Not exactly. A boiler–tower WSHP uses a building water loop with a cooling tower and boiler. Geothermal uses ground loops to exchange heat with the earth. Both use water, but their heat sources are different.

Can A WSHP Make Domestic Hot Water?

Yes. A water-to-water WSHP can produce hot water for domestic use or hydronics. Pairing with storage tanks and heat recovery can raise efficiency and provide stable hot water supply.

Will It Work In Very Cold Climates?

Yes. WSHPs perform well in cold climates because loop temperatures are maintained. The boiler or heat pump boiler keeps the loop within range so the zone units run efficiently.

How Noisy Are WSHP Units?

They contain compressors, so acoustics matter. With vibration isolation, lined cabinets, and careful placement, WSHPs can run quietly in offices, hotels, and apartments.

What Maintenance Is Required?

Change filters, clean coils, and test safeties at the unit. Maintain tower water treatment and inspect pumps and valves. A BAS with alarms helps catch issues early.

What Are Typical Efficiency Numbers?

At standard rating conditions, EER in the mid-teens to 20+ and COP of 3–5 are common. Actual efficiency depends on loop temperatures, water flow, and controls.

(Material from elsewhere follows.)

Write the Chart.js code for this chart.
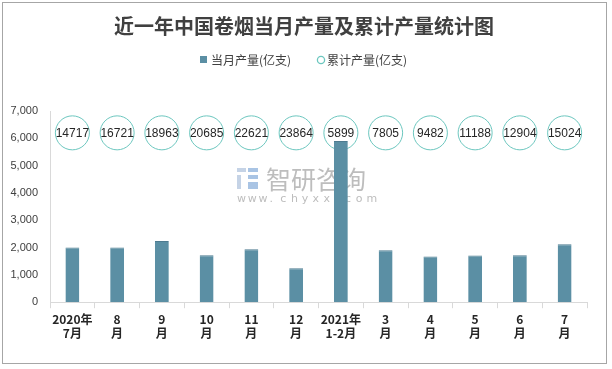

Are There Rebates Or Tax Credits?

Many utilities offer WSHP incentives for commercial projects. Federal 179D can apply to efficient building retrofits. Residential eligibility varies by program; confirm current rules and required certifications.

What About Environmental Impact?

WSHPs enable electrification and heat recovery, cutting emissions, especially on cleaner grids. Newer models use lower-GWP refrigerants to reduce climate impact further.

Quick Checklist For Evaluating A WSHP Project

• Loads: Do zones experience simultaneous heating and cooling?
• Water Source: Closed-loop with tower/boiler or viable open-loop/pond?
• Distribution: Space for water risers, unit closets, and DOAS ducting?
• Controls: BAS integration, loop temp reset, and variable flow specified?
• Water Treatment: Plan and budget for ongoing chemistry management.
• Acoustics: Isolation and lining appropriate for space types?
• Incentives: Confirm utility rebates and documentation needs early.
• Compliance: Reference AHRI/ISO 13256-1 and applicable ASHRAE/IECC editions.

The Bottom Line

A water-source heat pump is a flexible, efficient HVAC approach that suits many U.S. buildings. By using a managed water loop, it delivers zoned comfort, heat recovery, and solid performance in hot or cold weather. With careful design, commissioning, and maintenance, WSHP systems can lower energy costs and support decarbonization goals without sacrificing comfort.